The 150-word Review: I haven’t read many fantasy novels, but if there are more “fantasy” authors like John Crowley out there, I’ve been shamefully deprived. Crowely’s magnificent novel, “Little, Big” destroyed all of my misconceptions about the fantasy genre with a subtle mastery few have the talent to match. Without exaggerating, this is one of the best books I’ve ever read.
Marrying into a close-knit family can be a perplexing endeavor. Success requires a willingness to immerse oneself within its lore, its superstitions, and its convolutions. When Smokey Barnable leaves the City to wed the elegantly mysterious Alice Drinkwater, he discovers he must also enter a world that lies just at the edges of his perception. “Little, Big” is story about four generations of the Drinkwater family and their home, Edgewood, which, as with many families, encompasses a word in itself, only in theirs: “the farther in you go the bigger it gets.”
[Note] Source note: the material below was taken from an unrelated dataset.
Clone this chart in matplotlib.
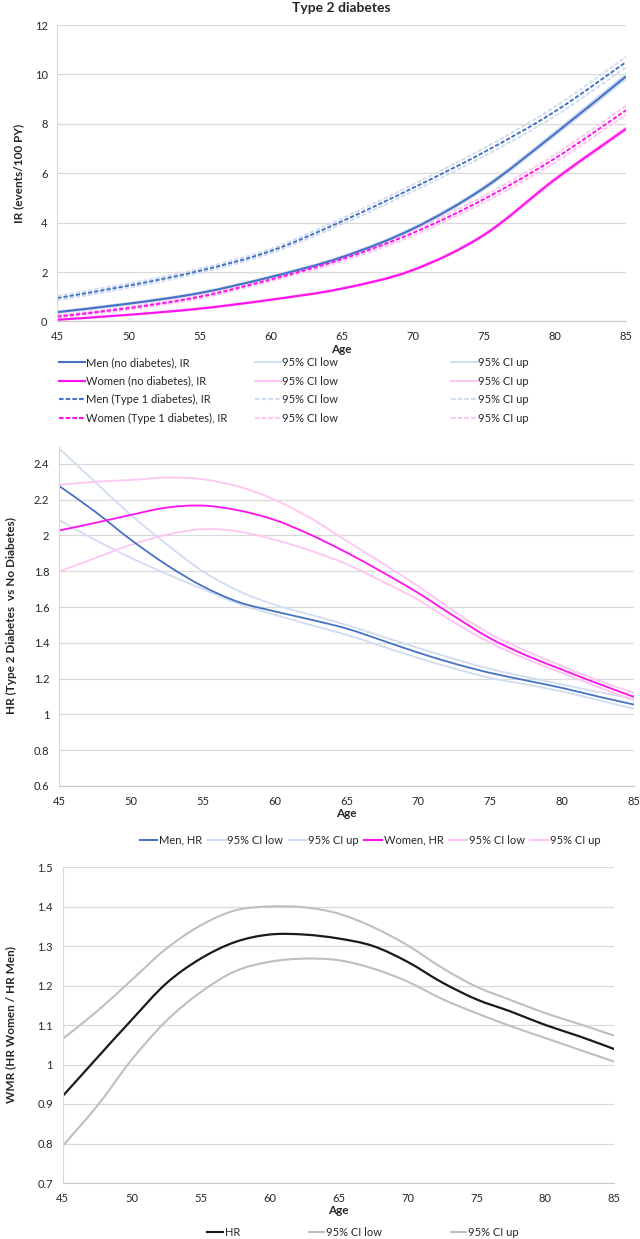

Having this book on your shelf will impress: fans of A Midsummer Night’s Dream; Simonides of Ceos, Giordano Bruno, and Gottfried Leibniz; genealogy buffs; unibrow fetishizers; Frederick Barbarossa; Lewis Carroll; and anyone into universal retreating infidibuli.
This book will go great with: a tall drink of water.
Set the mood with: Good Vibrations by the Beach Boys
Clavinism (stuff that will not make you look cool in a bar): Actually Norm, Ariel Hawksquill’s Cosmo-Opticon is a unique version of an orrery or a model of the planets and their motions.